About 40 patients who received faulty hip implants will go to court tomorrow to seek better compensation for pain and suffering.
The High Court hearing in Wellington concerns a device implanted in about 400 New Zealanders between 2004 and 2010.
The ASR device, made by Johnson & Johnson subsidiary DePuy, was the subject of an international recall in 2010.
One of the claimants, New Zealand lawyer James Elliot, told Nine to Noon many patients suffered from pain, permanent disability, the inability to work and potential metal poisoning.
"What is known is that the two primary constituents of the metal which is involved, which is chromium and cobalt, which are released into the body on a microscopic level and sometimes even greater particles than that, have carcinogenic risks, have long-term organ risks."
Mr Elliot said lives had been ruined and global class action has been the result - in the UK, the US, Ireland, Canada and Australia.
As well, he said, the device maker has relied on medical specialists to tell patients about the recall, and he believed there would be patients with the device implanted who still did not know it may be faulty.
"We don't know that every patient who received one of these devices still, to this day, five or six years on, has been made aware of the fact that they received one of these devices and that they've been recalled. It's entirely possible that there are some patients out there who are suffering and who still don't know the reason why."
In this country DePuy has paid for revision surgery and some other costs but has refused to meet major losses by patients, he said.
Under ACC, those who got the implants may seek exemplary or punitive damages but not compensatory damages - and a lawyer acting for the New Zealand patients, Liesel Theron, said that was unfair.

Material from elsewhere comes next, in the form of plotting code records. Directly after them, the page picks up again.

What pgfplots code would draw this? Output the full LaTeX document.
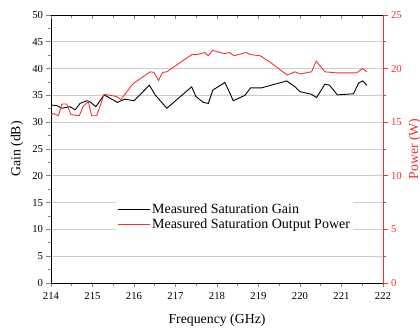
\documentclass[border=0pt]{standalone}
\usepackage{pgfplots}
\pgfplotsset{compat=1.18}
\usepackage{fontspec}
\setmainfont{Liberation Serif}
\definecolor{mred}{RGB}{238,52,52}
\definecolor{gridgray}{RGB}{205,205,205}

\begin{document}
\begin{tikzpicture}
\pgfplotsset{
  every axis/.append style={
    scale only axis, width=332pt, height=268pt,
    xmin=214, xmax=222, xtick={214,215,...,222}, minor x tick num=1,
    /pgf/number format/assume math mode=true,
    /pgf/number format/1000 sep={},
    tick label style={font=\fontsize{10.7}{12}\selectfont},
    label style={font=\fontsize{13.8}{16}\selectfont},
    axis line style={line width=0.9pt},
    major tick length=4.5pt, minor tick length=3pt,
    tick style={line width=0.8pt},
  }
}
\begin{axis}[
  name=main,
  ymin=0, ymax=50, ytick={0,5,...,50}, minor y tick num=1,
  xtick pos=bottom, ytick pos=left, tick align=outside,
  ymajorgrids, major grid style={gridgray, line width=0.8pt},
  xlabel={Frequency (GHz)}, ylabel={Gain (dB)},
  xlabel style={yshift=-7pt},
  ylabel style={yshift=2pt},
  xticklabel style={yshift=-1.5pt},
  legend style={at={(0.553,0.246)}, anchor=center, draw=none, fill=white,
    font=\fontsize{14}{17}\selectfont, inner sep=1pt, row sep=0pt,
    cells={anchor=west}},
  legend image code/.code={\draw[#1] (0pt,0pt) -- (32pt,0pt);},
]
\addplot[black, line width=0.9pt] coordinates {
(214.00,33.2) (214.14,33.1) (214.26,32.6) (214.46,32.9) (214.58,32.3)
(214.70,33.5) (214.86,34.0) (214.94,33.8) (215.08,32.9) (215.28,35.1)
(215.60,33.7) (215.78,34.3) (216.00,34.0) (216.37,36.9) (216.51,35.1)
(216.79,32.6) (217.39,36.6) (217.49,34.8) (217.67,33.7) (217.79,33.5)
(217.90,36.0) (218.19,37.4) (218.33,35.1) (218.39,34.0) (218.67,35.0)
(218.81,36.4) (219.07,36.4) (219.68,37.7) (219.88,36.6) (220.00,35.7)
(220.28,35.2) (220.40,34.6) (220.60,37.1) (220.71,36.9) (220.90,35.1)
(221.29,35.3) (221.41,37.3) (221.51,37.7) (221.61,36.9)
};
\addlegendentry{Measured Saturation Gain}
\addlegendimage{mred, line width=0.9pt}
\addlegendentry{Measured Saturation Output Power}
\end{axis}

\begin{axis}[
  axis x line*=top, axis y line=none, tick align=inside,
  ymin=0, ymax=50, xticklabels={},
]
\end{axis}

\begin{axis}[
  axis x line=none, axis y line*=right, tick align=outside,
  ymin=0, ymax=25, ytick={0,5,...,25}, minor y tick num=1,
  y axis line style={mred}, tick style={mred, line width=0.8pt},
  yticklabel style={mred},
  ylabel={Power (W)}, ylabel style={mred},
]
\addplot[mred, line width=0.9pt] coordinates {
(214.00,15.7) (214.07,15.8) (214.18,15.6) (214.26,16.7) (214.38,16.7)
(214.48,15.7) (214.68,15.6) (214.78,16.5) (214.90,16.9) (214.98,15.6)
(215.10,15.6) (215.28,17.6) (215.58,17.4) (215.68,17.1) (215.98,18.6)
(216.39,19.7) (216.48,19.65) (216.59,18.9) (216.69,19.65) (216.79,19.7)
(217.39,21.3) (217.51,21.3) (217.70,21.5) (217.79,21.2) (217.89,21.7)
(218.07,21.5) (218.19,21.4) (218.30,21.5) (218.41,21.2) (218.70,21.5)
(218.81,21.3) (219.04,21.2) (219.28,20.6) (219.69,19.4) (219.88,19.7)
(220.00,19.5) (220.28,19.7) (220.39,20.7) (220.60,19.7) (220.88,19.6)
(221.36,19.6) (221.51,20.0) (221.61,19.7)
};
\end{axis}
\pgfresetboundingbox
\path[use as bounding box] ([shift={(-51pt,-47pt)}]main.south west) rectangle ([shift={(37pt,15pt)}]main.north east);
\end{tikzpicture}
\end{document}
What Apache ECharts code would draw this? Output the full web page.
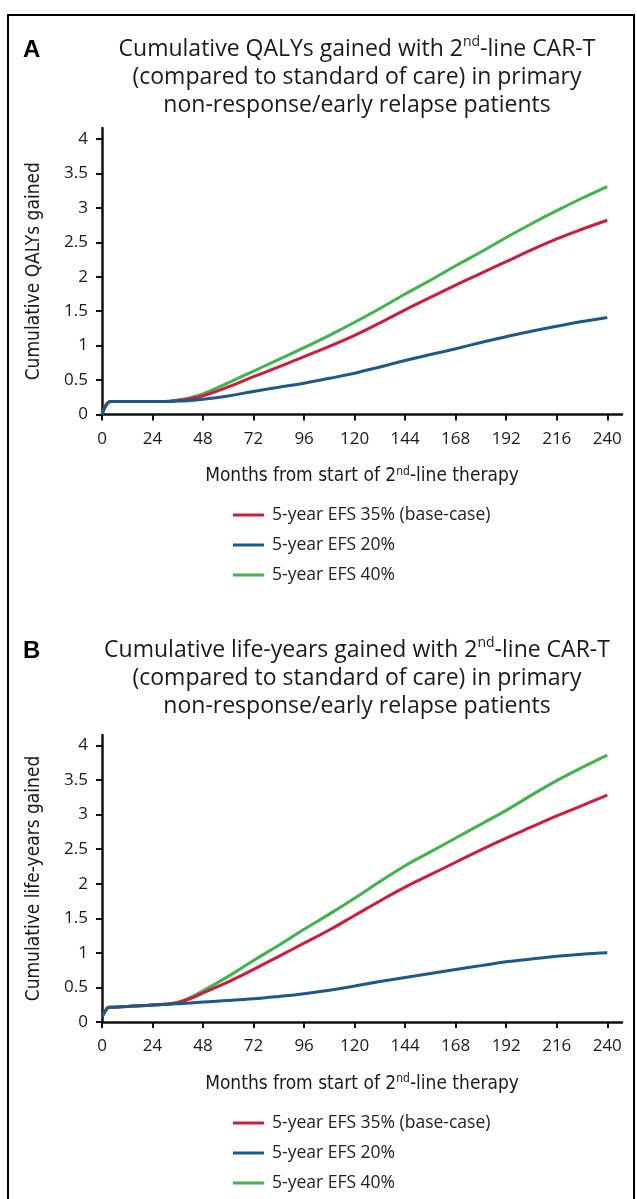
<!DOCTYPE html>
<html><head><meta charset="utf-8">
<script src="https://cdn.jsdelivr.net/npm/echarts@6/dist/echarts.min.js"></script>
<style>html,body{margin:0;padding:0;background:#fff}#c{width:637px;height:1199px}</style>
</head><body><div id="c"></div>
<script>
// ---- data ----
const months = [0,1,2,3,4,6,12,18,24,30,36,42,48,60,72,84,96,108,120,132,144,156,168,180,192,204,216,228,240];
const xTicks = [0,24,48,72,96,120,144,168,192,216,240];
const yTicks = [0,0.5,1,1.5,2,2.5,3,3.5,4];
const seriesNames = ['5-year EFS 35% (base-case)','5-year EFS 20%','5-year EFS 40%'];

// Panel A: cumulative QALYs gained
const qalyEFS35 = [0,0.08,0.14,0.175,0.19,0.19,0.19,0.19,0.19,0.19,0.205,0.23,0.27,0.40,0.55,0.69,0.84,0.99,1.15,1.33,1.52,1.70,1.88,2.05,2.22,2.39,2.55,2.69,2.82];
const qalyEFS20 = [0,0.08,0.14,0.175,0.19,0.19,0.19,0.19,0.19,0.19,0.195,0.205,0.22,0.27,0.335,0.395,0.455,0.525,0.60,0.69,0.785,0.87,0.955,1.045,1.13,1.21,1.28,1.35,1.41];
const qalyEFS40 = [0,0.08,0.14,0.175,0.19,0.19,0.19,0.19,0.19,0.19,0.21,0.245,0.30,0.46,0.63,0.80,0.97,1.15,1.34,1.54,1.75,1.95,2.16,2.36,2.57,2.77,2.96,3.14,3.31];

// Panel B: cumulative life-years gained
const lyEFS35 = [0.08,0.13,0.18,0.21,0.212,0.215,0.225,0.235,0.245,0.255,0.28,0.34,0.42,0.58,0.76,0.95,1.14,1.33,1.54,1.75,1.95,2.13,2.31,2.49,2.66,2.82,2.98,3.13,3.28];
const lyEFS20 = [0.08,0.13,0.18,0.21,0.212,0.215,0.225,0.235,0.245,0.255,0.265,0.275,0.29,0.31,0.335,0.37,0.41,0.46,0.52,0.585,0.645,0.70,0.76,0.815,0.87,0.91,0.95,0.98,1.00];
const lyEFS40 = [0.08,0.13,0.18,0.21,0.212,0.215,0.225,0.235,0.245,0.255,0.285,0.355,0.45,0.66,0.89,1.11,1.34,1.56,1.79,2.03,2.26,2.46,2.66,2.86,3.06,3.28,3.49,3.68,3.86];

const colors = {red:'#d01c3c', blue:'#1b5a88', green:'#3db54a'};
// ---- chart ----
const chart = echarts.init(document.getElementById('c'), null, {renderer:'canvas'});
const tickFont = '"Open Sans", "Noto Sans", sans-serif';
const condFont = '"Liberation Sans Narrow", "DejaVu Sans Condensed", "Roboto Condensed", Lato, sans-serif';
const titleFont = '"Open Sans", "Noto Sans", sans-serif';

function pairs(arr){ return months.map((m,i)=>[m, arr[i]]); }
function mkX(gi){
  return {
    type:'value', gridIndex:gi, min:0, max:247,
    axisLine:{show:true, onZero:false, lineStyle:{color:'#111', width:2.5}},
    axisTick:{show:true, length:6, customValues:xTicks, lineStyle:{color:'#111', width:2}},
    axisLabel:{customValues:xTicks, fontSize:17, color:'#1a1a1a', fontFamily:tickFont, margin:16},
    splitLine:{show:false},
    name:'{t|Months from start of 2}{s|nd}{t|-line therapy}',
    nameLocation:'middle', nameGap:51,
    nameTextStyle:{rich:{
      t:{fontSize:19, fontFamily:condFont, color:'#1a1a1a', lineHeight:22},
      s:{fontSize:12, fontFamily:condFont, color:'#1a1a1a', lineHeight:14, verticalAlign:'top'}
    }}
  };
}
function mkY(gi, name, max){
  return {
    type:'value', gridIndex:gi, min:0, max:max,
    axisLine:{show:true, lineStyle:{color:'#111', width:2.5}},
    axisTick:{show:true, length:6, customValues:yTicks, lineStyle:{color:'#111', width:2}},
    axisLabel:{customValues:yTicks, fontSize:17, color:'#1a1a1a', fontFamily:tickFont, margin:14},
    splitLine:{show:false},
    name:name, nameLocation:'middle', nameGap:58,
    nameTextStyle:{fontSize:19, fontFamily:condFont, color:'#1a1a1a'}
  };
}
function mkSeries(gi, name, arr, color, z){
  return {type:'line', name:name, xAxisIndex:gi, yAxisIndex:gi, data:pairs(arr),
    symbol:'none', smooth:0.4, z:z,
    lineStyle:{color:color, width:3}, itemStyle:{color:color},
    emphasis:{disabled:true}};
}
function mkLegend(top){
  return {data:seriesNames, orient:'vertical', left:228, top:top, icon:'rect',
    itemWidth:31, itemHeight:3, itemGap:12, selectedMode:false,
    textStyle:{fontSize:17.5, fontFamily:titleFont, color:'#222', lineHeight:18, padding:[0,0,0,3]}};
}
function titleText(first){
  return '{t|' + first + ' with 2}{s|nd}{t|-line CAR-T}\n{t|(compared to standard of care) in primary}\n{t|non-response/early relapse patients}';
}
const titleRich = {
  t:{fontSize:23, fontFamily:titleFont, fill:'#1a1a1a', lineHeight:28},
  s:{fontSize:14, fontFamily:titleFont, fill:'#1a1a1a', lineHeight:18, verticalAlign:'top'}
};

chart.setOption({
  animation:false,
  backgroundColor:'#fff',
  grid:[
    {left:102, top:128, width:520, height:286.5},
    {left:102, top:735, width:520, height:287}
  ],
  xAxis:[mkX(0), mkX(1)],
  yAxis:[mkY(0,'Cumulative QALYs gained',4.16), mkY(1,'Cumulative life-years gained',4.15)],
  legend:[mkLegend(501), mkLegend(1109)],
  series:[
    mkSeries(0, seriesNames[2], qalyEFS40, colors.green, 2),
    mkSeries(0, seriesNames[0], qalyEFS35, colors.red, 3),
    mkSeries(0, seriesNames[1], qalyEFS20, colors.blue, 4),
    mkSeries(1, seriesNames[2], lyEFS40, colors.green, 2),
    mkSeries(1, seriesNames[0], lyEFS35, colors.red, 3),
    mkSeries(1, seriesNames[1], lyEFS20, colors.blue, 4)
  ],
  graphic:[
    {type:'rect', shape:{x:8, y:15, width:626, height:1300}, style:{fill:'none', stroke:'#000', lineWidth:2}, silent:true},
    {type:'text', x:23, y:50, style:{text:'A', fontSize:24, fontWeight:'bold', fontFamily:'"Liberation Sans", Arial, sans-serif', fill:'#000', verticalAlign:'middle'}},
    {type:'text', x:357, y:35, style:{text:titleText('Cumulative QALYs gained'), rich:titleRich, align:'center', verticalAlign:'top'}},
    {type:'text', x:23, y:651, style:{text:'B', fontSize:24, fontWeight:'bold', fontFamily:'"Liberation Sans", Arial, sans-serif', fill:'#000', verticalAlign:'middle'}},
    {type:'text', x:357, y:636, style:{text:titleText('Cumulative life-years gained'), rich:titleRich, align:'center', verticalAlign:'top'}}
  ]
});
</script></body></html>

"Just the fact that they happened to be in New Zealand and got it here, to them it seems very unfair that that should make the difference between being fully compensated for the damage that's been caused to them, or not."
She said the hearing tomorrow and Thursday would seek compensatory and exemplary (punitive) damages. It would also seek a declaration that Accident Compensation legislation did not prevent people in this country seeking compensation from overseas companies whose faulty products caused personal injury.
Ms Theron said overseas companies, including Johnson & Johnson, did not contribute to the ACC scheme. If New Zealanders were prevented from holding such companies accountable in negligence or under the Consumer Guarantees Act, the companies were obtaining a windfall at New Zealanders' expense.
Some New Zealand patients have earlier tried to join class action in Britain, but that attempt was unsuccessful.
Australian patients received a $A250m settlement in March after a 17-week trial.